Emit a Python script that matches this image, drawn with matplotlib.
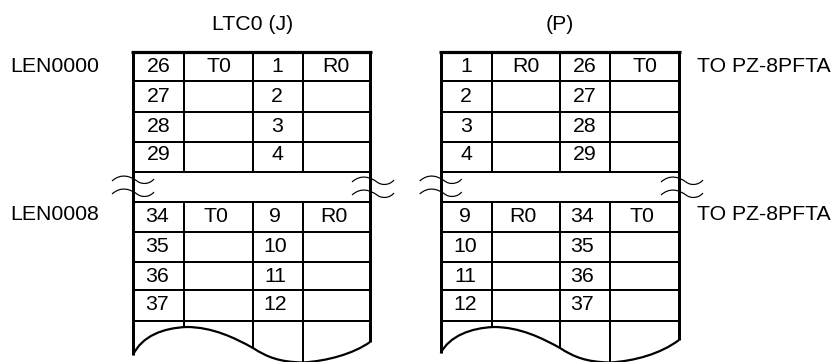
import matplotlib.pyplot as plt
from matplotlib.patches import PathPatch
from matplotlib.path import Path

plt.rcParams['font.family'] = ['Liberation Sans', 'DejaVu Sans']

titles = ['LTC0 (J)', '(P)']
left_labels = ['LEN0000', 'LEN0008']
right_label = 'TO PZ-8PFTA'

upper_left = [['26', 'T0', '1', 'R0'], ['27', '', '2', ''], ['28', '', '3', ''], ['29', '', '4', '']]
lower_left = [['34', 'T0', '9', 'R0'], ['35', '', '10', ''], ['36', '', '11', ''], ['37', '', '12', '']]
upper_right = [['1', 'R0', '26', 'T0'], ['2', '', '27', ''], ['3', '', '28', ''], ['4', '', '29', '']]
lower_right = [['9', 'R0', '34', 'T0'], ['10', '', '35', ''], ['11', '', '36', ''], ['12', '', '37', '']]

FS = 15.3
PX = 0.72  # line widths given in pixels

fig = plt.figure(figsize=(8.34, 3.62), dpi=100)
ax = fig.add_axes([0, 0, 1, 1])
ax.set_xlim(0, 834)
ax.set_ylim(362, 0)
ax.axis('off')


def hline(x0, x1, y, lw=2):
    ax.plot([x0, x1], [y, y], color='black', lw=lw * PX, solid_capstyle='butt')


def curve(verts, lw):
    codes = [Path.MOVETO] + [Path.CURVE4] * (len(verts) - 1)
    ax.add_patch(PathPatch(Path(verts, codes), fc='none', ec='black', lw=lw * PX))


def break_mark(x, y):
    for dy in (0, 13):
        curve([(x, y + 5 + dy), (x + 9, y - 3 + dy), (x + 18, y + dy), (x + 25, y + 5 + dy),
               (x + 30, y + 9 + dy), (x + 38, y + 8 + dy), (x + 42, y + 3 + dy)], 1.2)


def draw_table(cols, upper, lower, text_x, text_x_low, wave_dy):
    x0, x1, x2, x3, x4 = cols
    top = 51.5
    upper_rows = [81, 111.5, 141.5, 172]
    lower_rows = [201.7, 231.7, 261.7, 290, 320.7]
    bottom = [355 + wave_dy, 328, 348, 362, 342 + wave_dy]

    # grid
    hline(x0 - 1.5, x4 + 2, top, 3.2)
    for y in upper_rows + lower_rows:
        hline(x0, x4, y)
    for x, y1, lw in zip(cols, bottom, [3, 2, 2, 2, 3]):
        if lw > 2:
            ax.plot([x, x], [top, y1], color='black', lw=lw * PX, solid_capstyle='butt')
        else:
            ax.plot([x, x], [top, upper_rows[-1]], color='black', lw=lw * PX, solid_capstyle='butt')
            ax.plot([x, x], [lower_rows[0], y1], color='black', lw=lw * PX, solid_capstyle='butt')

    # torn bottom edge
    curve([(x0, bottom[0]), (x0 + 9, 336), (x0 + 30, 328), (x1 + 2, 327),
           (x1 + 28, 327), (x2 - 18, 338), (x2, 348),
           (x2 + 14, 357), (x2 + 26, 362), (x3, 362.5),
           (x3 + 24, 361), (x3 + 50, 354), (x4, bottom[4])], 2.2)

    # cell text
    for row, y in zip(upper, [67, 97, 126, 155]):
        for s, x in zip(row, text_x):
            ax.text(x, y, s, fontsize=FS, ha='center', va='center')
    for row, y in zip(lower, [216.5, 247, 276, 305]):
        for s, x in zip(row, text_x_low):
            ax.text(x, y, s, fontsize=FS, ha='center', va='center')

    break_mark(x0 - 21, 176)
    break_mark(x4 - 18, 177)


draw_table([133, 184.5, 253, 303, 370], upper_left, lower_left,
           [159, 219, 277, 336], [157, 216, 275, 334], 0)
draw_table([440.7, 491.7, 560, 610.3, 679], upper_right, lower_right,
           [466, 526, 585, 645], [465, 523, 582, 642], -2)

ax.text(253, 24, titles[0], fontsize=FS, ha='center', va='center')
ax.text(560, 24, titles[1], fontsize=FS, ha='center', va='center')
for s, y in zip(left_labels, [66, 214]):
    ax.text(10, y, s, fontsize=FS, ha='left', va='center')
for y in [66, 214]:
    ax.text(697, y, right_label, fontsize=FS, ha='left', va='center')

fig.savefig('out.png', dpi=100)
-.-.-
**WORK INSTRUCTIONS**
Scan the material above. Copy each line that holds the word "matplotlib".

**WRITTEN ANSWER**
Emit a Python script that matches this image, drawn with matplotlib.
import matplotlib.pyplot as plt
from matplotlib.patches import PathPatch
from matplotlib.path import Path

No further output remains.